%%

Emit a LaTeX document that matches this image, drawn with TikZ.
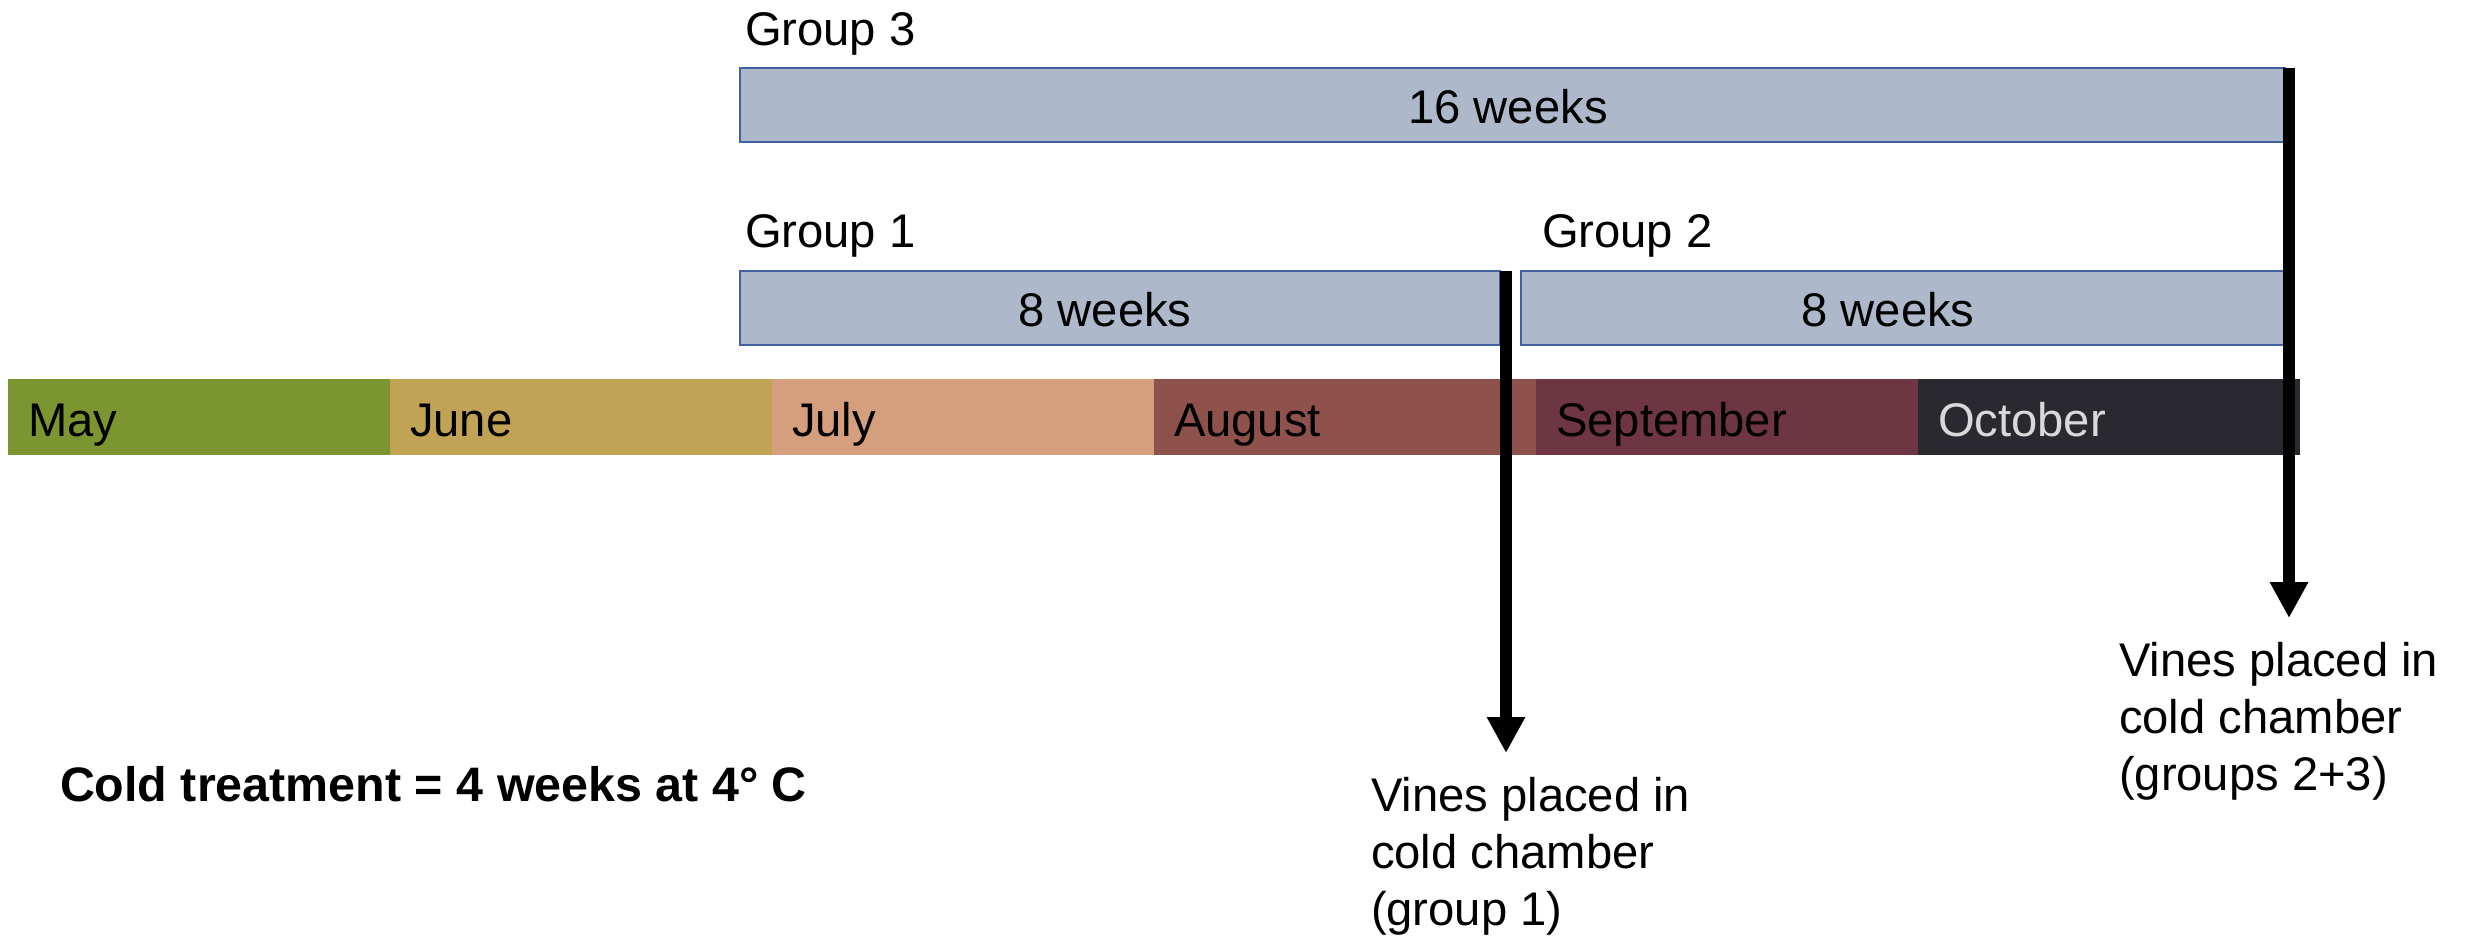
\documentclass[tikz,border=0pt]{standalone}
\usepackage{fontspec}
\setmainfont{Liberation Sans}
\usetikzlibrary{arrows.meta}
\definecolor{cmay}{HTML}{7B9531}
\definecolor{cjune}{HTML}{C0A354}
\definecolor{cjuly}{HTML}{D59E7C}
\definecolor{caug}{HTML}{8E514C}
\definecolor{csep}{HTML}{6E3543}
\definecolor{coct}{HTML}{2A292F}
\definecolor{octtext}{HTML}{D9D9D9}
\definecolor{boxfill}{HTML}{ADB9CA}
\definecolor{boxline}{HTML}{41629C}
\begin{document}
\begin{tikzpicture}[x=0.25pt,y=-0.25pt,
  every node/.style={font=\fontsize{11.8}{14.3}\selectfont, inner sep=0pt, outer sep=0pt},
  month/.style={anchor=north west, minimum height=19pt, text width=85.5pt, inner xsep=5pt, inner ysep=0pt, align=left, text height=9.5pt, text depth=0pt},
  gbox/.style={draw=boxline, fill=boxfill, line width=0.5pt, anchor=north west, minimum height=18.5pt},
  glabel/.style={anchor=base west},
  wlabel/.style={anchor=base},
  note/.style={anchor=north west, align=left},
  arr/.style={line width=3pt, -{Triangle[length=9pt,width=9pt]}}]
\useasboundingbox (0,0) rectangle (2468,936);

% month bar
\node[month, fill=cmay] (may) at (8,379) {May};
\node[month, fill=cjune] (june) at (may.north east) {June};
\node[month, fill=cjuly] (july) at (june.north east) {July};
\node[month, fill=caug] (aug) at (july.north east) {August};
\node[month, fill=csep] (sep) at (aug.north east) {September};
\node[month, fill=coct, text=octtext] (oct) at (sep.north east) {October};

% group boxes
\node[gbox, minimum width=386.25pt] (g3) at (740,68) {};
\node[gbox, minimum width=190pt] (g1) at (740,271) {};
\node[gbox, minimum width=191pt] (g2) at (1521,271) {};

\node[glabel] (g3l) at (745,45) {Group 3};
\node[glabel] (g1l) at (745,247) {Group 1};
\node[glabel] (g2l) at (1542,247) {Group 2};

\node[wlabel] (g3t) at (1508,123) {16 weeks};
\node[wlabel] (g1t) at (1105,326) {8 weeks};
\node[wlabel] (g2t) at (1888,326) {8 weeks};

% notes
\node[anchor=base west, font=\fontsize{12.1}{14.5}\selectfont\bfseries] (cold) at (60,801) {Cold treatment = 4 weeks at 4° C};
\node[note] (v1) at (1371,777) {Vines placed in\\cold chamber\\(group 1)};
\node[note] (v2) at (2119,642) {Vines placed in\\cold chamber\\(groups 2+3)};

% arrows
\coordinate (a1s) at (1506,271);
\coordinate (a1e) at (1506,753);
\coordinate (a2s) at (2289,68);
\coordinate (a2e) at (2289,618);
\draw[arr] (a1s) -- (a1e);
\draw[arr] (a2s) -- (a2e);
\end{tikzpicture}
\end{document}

%%

- [EXERCISE REQUIREMENTS]: Set the listing down in full and exactly. Pictures within it should not appear in the copy.

- [EXERCISE ANSWER]:
Emit a LaTeX document that matches this image, drawn with TikZ.
\documentclass[tikz,border=0pt]{standalone}
\usepackage{fontspec}
\setmainfont{Liberation Sans}
\usetikzlibrary{arrows.meta}
\definecolor{cmay}{HTML}{7B9531}
\definecolor{cjune}{HTML}{C0A354}
\definecolor{cjuly}{HTML}{D59E7C}
\definecolor{caug}{HTML}{8E514C}
\definecolor{csep}{HTML}{6E3543}
\definecolor{coct}{HTML}{2A292F}
\definecolor{octtext}{HTML}{D9D9D9}
\definecolor{boxfill}{HTML}{ADB9CA}
\definecolor{boxline}{HTML}{41629C}
\begin{document}
\begin{tikzpicture}[x=0.25pt,y=-0.25pt,
  every node/.style={font=\fontsize{11.8}{14.3}\selectfont, inner sep=0pt, outer sep=0pt},
  month/.style={anchor=north west, minimum height=19pt, text width=85.5pt, inner xsep=5pt, inner ysep=0pt, align=left, text height=9.5pt, text depth=0pt},
  gbox/.style={draw=boxline, fill=boxfill, line width=0.5pt, anchor=north west, minimum height=18.5pt},
  glabel/.style={anchor=base west},
  wlabel/.style={anchor=base},
  note/.style={anchor=north west, align=left},
  arr/.style={line width=3pt, -{Triangle[length=9pt,width=9pt]}}]
\useasboundingbox (0,0) rectangle (2468,936);

% month bar
\node[month, fill=cmay] (may) at (8,379) {May};
\node[month, fill=cjune] (june) at (may.north east) {June};
\node[month, fill=cjuly] (july) at (june.north east) {July};
\node[month, fill=caug] (aug) at (july.north east) {August};
\node[month, fill=csep] (sep) at (aug.north east) {September};
\node[month, fill=coct, text=octtext] (oct) at (sep.north east) {October};

% group boxes
\node[gbox, minimum width=386.25pt] (g3) at (740,68) {};
\node[gbox, minimum width=190pt] (g1) at (740,271) {};
\node[gbox, minimum width=191pt] (g2) at (1521,271) {};

\node[glabel] (g3l) at (745,45) {Group 3};
\node[glabel] (g1l) at (745,247) {Group 1};
\node[glabel] (g2l) at (1542,247) {Group 2};

\node[wlabel] (g3t) at (1508,123) {16 weeks};
\node[wlabel] (g1t) at (1105,326) {8 weeks};
\node[wlabel] (g2t) at (1888,326) {8 weeks};

% notes
\node[anchor=base west, font=\fontsize{12.1}{14.5}\selectfont\bfseries] (cold) at (60,801) {Cold treatment = 4 weeks at 4° C};
\node[note] (v1) at (1371,777) {Vines placed in\\cold chamber\\(group 1)};
\node[note] (v2) at (2119,642) {Vines placed in\\cold chamber\\(groups 2+3)};

% arrows
\coordinate (a1s) at (1506,271);
\coordinate (a1e) at (1506,753);
\coordinate (a2s) at (2289,68);
\coordinate (a2e) at (2289,618);
\draw[arr] (a1s) -- (a1e);
\draw[arr] (a2s) -- (a2e);
\end{tikzpicture}
\end{document}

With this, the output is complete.